Pease designed a play to have Murphy rollout to his left (another way to help the offensive line) but had his pass batted down by linebacker, Andrew Wilson.
Third-and-twelve means Missouri is going to come after Tyler Murphy. They do, bringing six and blowing up a wide receiver screen to Valdez Showers who was lined up as a receiver.
Drive Grade: F
This was a dumpster fire.
3rd Drive: 6 plays – 70 – yards – 2:49 – Touchdown
Finally, a drive to save my sanity.
Here is what Florida’s drives looked like leading up to this point.
Yeah, “inept” was a good word to use to describe this offensive output.
The drive got started with a run that saw very good blocking from just about the entire offensive line. Florida shook things up on the line and used (left to right) Humphries, Koehne, Harrison, Halapio and Garcia.
Taylor followed up his nine-yard carry with an eight-yard gain and just like that, the locomotive was moving. Taylor’s second carry was successful because of his vision and quick cut. The offensive line was less than impressive but Taylor was able to make a cut, change direction quickly and accelerate back to top speed.
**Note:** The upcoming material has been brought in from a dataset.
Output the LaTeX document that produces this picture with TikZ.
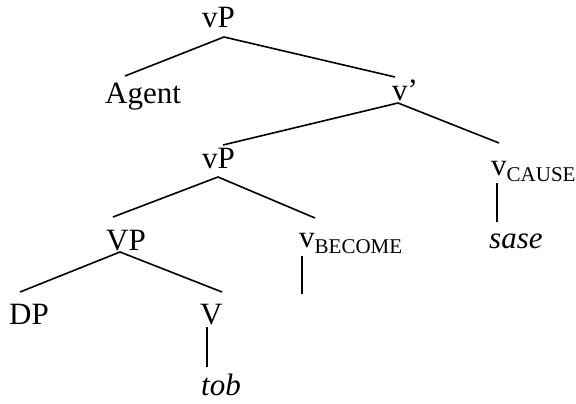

The Gators went into “22” personnel (2RB, 2TE, 1WR) on the next down — an obvious running package — and pick up just two yards when they run a power to the weak-side.
Florida stuck with the “22” package but this time ran a jet sweep to Solomon Patton for a gain of 17-yards.
Now, I’ve been very critical of the offensive line this season but when they will get credit when it’s due.
Kelvin Taylor (orange) picks up 14-yards on the next play and shows great patience to stay behind a pulling Halapio (blue).
Halapio handles his man and Trey Burton’s man, springing Taylor for an “explosive play.”
And one more look at Halapio taking care of business.
Florida goes into the wildcat on the next down. Calm down, calm down. I know you all love this package, so I gave you a nice picture of it below.
Burton hands the ball off to Taylor who gets incredible blocking from Latroy Pittman, Showers and Solomon Patton, which springs him outside and eventually into the end zone.
Also note Taylor’s vision to be able to see that tiny crease and hit it full speed.
Taylor breaks a tackle and is tripped up but Patton and Pittman continue blocking down the field and Taylor stays on his feet long enough to dive into the end zone.
And here’s a snapshot of Taylor’s first career touchdown, only 30 more to catch poppa.
Drive Grade: A
This is beautiful. Florida ran the ball six-consecutive plays, averaged more than 10 yards-per-play and scored a touchdown in less than three minutes.